───── ENTRIES SUPPLIED
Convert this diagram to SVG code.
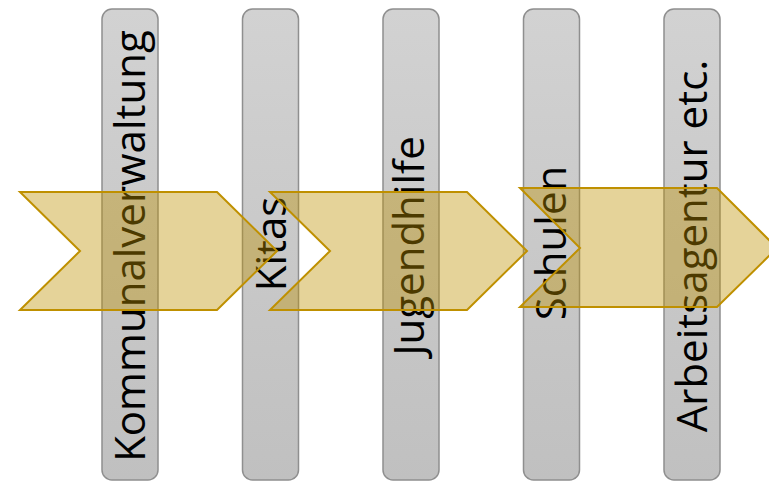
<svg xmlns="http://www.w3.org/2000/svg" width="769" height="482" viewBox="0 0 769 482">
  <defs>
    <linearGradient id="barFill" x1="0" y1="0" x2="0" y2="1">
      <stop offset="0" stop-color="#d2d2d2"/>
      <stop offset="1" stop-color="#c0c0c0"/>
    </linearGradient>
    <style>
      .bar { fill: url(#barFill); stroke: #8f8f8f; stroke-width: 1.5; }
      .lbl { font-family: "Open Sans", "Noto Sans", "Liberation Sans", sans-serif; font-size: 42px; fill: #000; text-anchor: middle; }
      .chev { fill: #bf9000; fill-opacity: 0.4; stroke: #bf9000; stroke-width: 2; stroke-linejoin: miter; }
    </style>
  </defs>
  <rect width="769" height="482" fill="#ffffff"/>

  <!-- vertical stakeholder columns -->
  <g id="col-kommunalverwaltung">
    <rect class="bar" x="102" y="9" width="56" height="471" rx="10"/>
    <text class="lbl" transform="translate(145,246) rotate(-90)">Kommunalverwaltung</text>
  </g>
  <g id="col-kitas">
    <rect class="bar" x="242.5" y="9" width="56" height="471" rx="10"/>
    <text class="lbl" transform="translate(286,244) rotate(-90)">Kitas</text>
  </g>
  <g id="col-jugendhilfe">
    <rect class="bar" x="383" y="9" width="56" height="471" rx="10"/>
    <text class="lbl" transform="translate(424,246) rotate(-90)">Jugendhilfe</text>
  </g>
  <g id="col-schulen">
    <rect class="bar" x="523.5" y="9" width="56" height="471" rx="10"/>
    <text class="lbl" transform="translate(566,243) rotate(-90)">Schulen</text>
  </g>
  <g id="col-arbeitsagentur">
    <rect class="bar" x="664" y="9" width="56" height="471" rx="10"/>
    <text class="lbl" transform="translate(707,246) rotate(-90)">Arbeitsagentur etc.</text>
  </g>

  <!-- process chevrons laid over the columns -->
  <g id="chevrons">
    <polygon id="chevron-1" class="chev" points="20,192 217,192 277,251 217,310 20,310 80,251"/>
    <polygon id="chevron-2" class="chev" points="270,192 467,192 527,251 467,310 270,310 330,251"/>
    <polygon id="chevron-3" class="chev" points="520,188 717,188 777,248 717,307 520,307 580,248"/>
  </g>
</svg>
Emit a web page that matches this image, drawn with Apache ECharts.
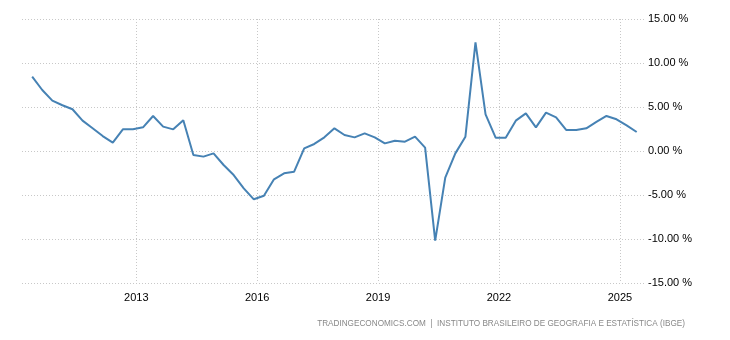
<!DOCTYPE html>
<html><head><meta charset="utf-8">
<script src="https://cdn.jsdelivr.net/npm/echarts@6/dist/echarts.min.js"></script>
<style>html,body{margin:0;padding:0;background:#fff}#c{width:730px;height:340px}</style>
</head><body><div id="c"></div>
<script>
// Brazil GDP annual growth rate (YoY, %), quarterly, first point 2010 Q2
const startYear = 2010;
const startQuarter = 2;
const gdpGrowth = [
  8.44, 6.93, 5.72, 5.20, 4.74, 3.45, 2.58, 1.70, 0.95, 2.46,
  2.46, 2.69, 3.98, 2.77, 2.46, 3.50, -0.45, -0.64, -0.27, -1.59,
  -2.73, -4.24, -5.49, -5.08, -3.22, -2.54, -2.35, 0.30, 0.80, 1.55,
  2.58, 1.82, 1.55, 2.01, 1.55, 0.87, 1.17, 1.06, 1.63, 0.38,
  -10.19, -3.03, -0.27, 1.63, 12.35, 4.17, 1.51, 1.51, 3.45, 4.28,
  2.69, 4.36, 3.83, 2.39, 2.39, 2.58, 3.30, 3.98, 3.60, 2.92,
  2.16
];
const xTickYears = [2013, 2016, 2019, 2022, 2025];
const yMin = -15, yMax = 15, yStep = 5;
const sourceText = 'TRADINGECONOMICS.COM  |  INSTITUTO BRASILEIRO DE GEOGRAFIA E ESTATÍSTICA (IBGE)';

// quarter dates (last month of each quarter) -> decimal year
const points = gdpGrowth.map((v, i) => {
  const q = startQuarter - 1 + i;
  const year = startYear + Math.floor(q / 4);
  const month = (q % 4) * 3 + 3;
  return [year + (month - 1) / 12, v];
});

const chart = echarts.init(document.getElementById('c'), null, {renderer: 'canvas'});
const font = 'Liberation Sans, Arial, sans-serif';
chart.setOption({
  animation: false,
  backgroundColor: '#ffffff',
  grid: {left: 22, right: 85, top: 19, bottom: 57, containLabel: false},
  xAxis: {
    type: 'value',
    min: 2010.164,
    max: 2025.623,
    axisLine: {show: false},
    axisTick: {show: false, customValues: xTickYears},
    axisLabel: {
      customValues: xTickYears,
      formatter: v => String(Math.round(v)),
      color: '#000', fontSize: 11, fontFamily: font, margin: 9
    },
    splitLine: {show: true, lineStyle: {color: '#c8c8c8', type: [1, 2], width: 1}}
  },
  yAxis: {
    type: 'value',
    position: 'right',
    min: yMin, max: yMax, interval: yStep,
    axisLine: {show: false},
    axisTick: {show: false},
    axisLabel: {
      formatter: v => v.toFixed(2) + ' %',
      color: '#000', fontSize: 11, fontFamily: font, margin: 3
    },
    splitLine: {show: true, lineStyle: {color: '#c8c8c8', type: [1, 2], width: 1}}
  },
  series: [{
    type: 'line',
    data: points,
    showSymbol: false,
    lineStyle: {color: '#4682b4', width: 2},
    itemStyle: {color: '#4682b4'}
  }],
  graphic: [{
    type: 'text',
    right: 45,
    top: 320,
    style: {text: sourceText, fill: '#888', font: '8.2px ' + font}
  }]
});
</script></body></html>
──────────
Repeat the listing verbatim. Skip the pictures.

■ THE REPLY:
Convert this diagram to SVG code.
<svg xmlns="http://www.w3.org/2000/svg" width="769" height="482" viewBox="0 0 769 482">
  <defs>
    <linearGradient id="barFill" x1="0" y1="0" x2="0" y2="1">
      <stop offset="0" stop-color="#d2d2d2"/>
      <stop offset="1" stop-color="#c0c0c0"/>
    </linearGradient>
    <style>
      .bar { fill: url(#barFill); stroke: #8f8f8f; stroke-width: 1.5; }
      .lbl { font-family: "Open Sans", "Noto Sans", "Liberation Sans", sans-serif; font-size: 42px; fill: #000; text-anchor: middle; }
      .chev { fill: #bf9000; fill-opacity: 0.4; stroke: #bf9000; stroke-width: 2; stroke-linejoin: miter; }
    </style>
  </defs>
  <rect width="769" height="482" fill="#ffffff"/>

  <!-- vertical stakeholder columns -->
  <g id="col-kommunalverwaltung">
    <rect class="bar" x="102" y="9" width="56" height="471" rx="10"/>
    <text class="lbl" transform="translate(145,246) rotate(-90)">Kommunalverwaltung</text>
  </g>
  <g id="col-kitas">
    <rect class="bar" x="242.5" y="9" width="56" height="471" rx="10"/>
    <text class="lbl" transform="translate(286,244) rotate(-90)">Kitas</text>
  </g>
  <g id="col-jugendhilfe">
    <rect class="bar" x="383" y="9" width="56" height="471" rx="10"/>
    <text class="lbl" transform="translate(424,246) rotate(-90)">Jugendhilfe</text>
  </g>
  <g id="col-schulen">
    <rect class="bar" x="523.5" y="9" width="56" height="471" rx="10"/>
    <text class="lbl" transform="translate(566,243) rotate(-90)">Schulen</text>
  </g>
  <g id="col-arbeitsagentur">
    <rect class="bar" x="664" y="9" width="56" height="471" rx="10"/>
    <text class="lbl" transform="translate(707,246) rotate(-90)">Arbeitsagentur etc.</text>
  </g>

  <!-- process chevrons laid over the columns -->
  <g id="chevrons">
    <polygon id="chevron-1" class="chev" points="20,192 217,192 277,251 217,310 20,310 80,251"/>
    <polygon id="chevron-2" class="chev" points="270,192 467,192 527,251 467,310 270,310 330,251"/>
    <polygon id="chevron-3" class="chev" points="520,188 717,188 777,248 717,307 520,307 580,248"/>
  </g>
</svg>
Emit a web page that matches this image, drawn with Apache ECharts.
<!DOCTYPE html>
<html><head><meta charset="utf-8">
<script src="https://cdn.jsdelivr.net/npm/echarts@6/dist/echarts.min.js"></script>
<style>html,body{margin:0;padding:0;background:#fff}#c{width:730px;height:340px}</style>
</head><body><div id="c"></div>
<script>
// Brazil GDP annual growth rate (YoY, %), quarterly, first point 2010 Q2
const startYear = 2010;
const startQuarter = 2;
const gdpGrowth = [
  8.44, 6.93, 5.72, 5.20, 4.74, 3.45, 2.58, 1.70, 0.95, 2.46,
  2.46, 2.69, 3.98, 2.77, 2.46, 3.50, -0.45, -0.64, -0.27, -1.59,
  -2.73, -4.24, -5.49, -5.08, -3.22, -2.54, -2.35, 0.30, 0.80, 1.55,
  2.58, 1.82, 1.55, 2.01, 1.55, 0.87, 1.17, 1.06, 1.63, 0.38,
  -10.19, -3.03, -0.27, 1.63, 12.35, 4.17, 1.51, 1.51, 3.45, 4.28,
  2.69, 4.36, 3.83, 2.39, 2.39, 2.58, 3.30, 3.98, 3.60, 2.92,
  2.16
];
const xTickYears = [2013, 2016, 2019, 2022, 2025];
const yMin = -15, yMax = 15, yStep = 5;
const sourceText = 'TRADINGECONOMICS.COM  |  INSTITUTO BRASILEIRO DE GEOGRAFIA E ESTATÍSTICA (IBGE)';

// quarter dates (last month of each quarter) -> decimal year
const points = gdpGrowth.map((v, i) => {
  const q = startQuarter - 1 + i;
  const year = startYear + Math.floor(q / 4);
  const month = (q % 4) * 3 + 3;
  return [year + (month - 1) / 12, v];
});

const chart = echarts.init(document.getElementById('c'), null, {renderer: 'canvas'});
const font = 'Liberation Sans, Arial, sans-serif';
chart.setOption({
  animation: false,
  backgroundColor: '#ffffff',
  grid: {left: 22, right: 85, top: 19, bottom: 57, containLabel: false},
  xAxis: {
    type: 'value',
    min: 2010.164,
    max: 2025.623,
    axisLine: {show: false},
    axisTick: {show: false, customValues: xTickYears},
    axisLabel: {
      customValues: xTickYears,
      formatter: v => String(Math.round(v)),
      color: '#000', fontSize: 11, fontFamily: font, margin: 9
    },
    splitLine: {show: true, lineStyle: {color: '#c8c8c8', type: [1, 2], width: 1}}
  },
  yAxis: {
    type: 'value',
    position: 'right',
    min: yMin, max: yMax, interval: yStep,
    axisLine: {show: false},
    axisTick: {show: false},
    axisLabel: {
      formatter: v => v.toFixed(2) + ' %',
      color: '#000', fontSize: 11, fontFamily: font, margin: 3
    },
    splitLine: {show: true, lineStyle: {color: '#c8c8c8', type: [1, 2], width: 1}}
  },
  series: [{
    type: 'line',
    data: points,
    showSymbol: false,
    lineStyle: {color: '#4682b4', width: 2},
    itemStyle: {color: '#4682b4'}
  }],
  graphic: [{
    type: 'text',
    right: 45,
    top: 320,
    style: {text: sourceText, fill: '#888', font: '8.2px ' + font}
  }]
});
</script></body></html>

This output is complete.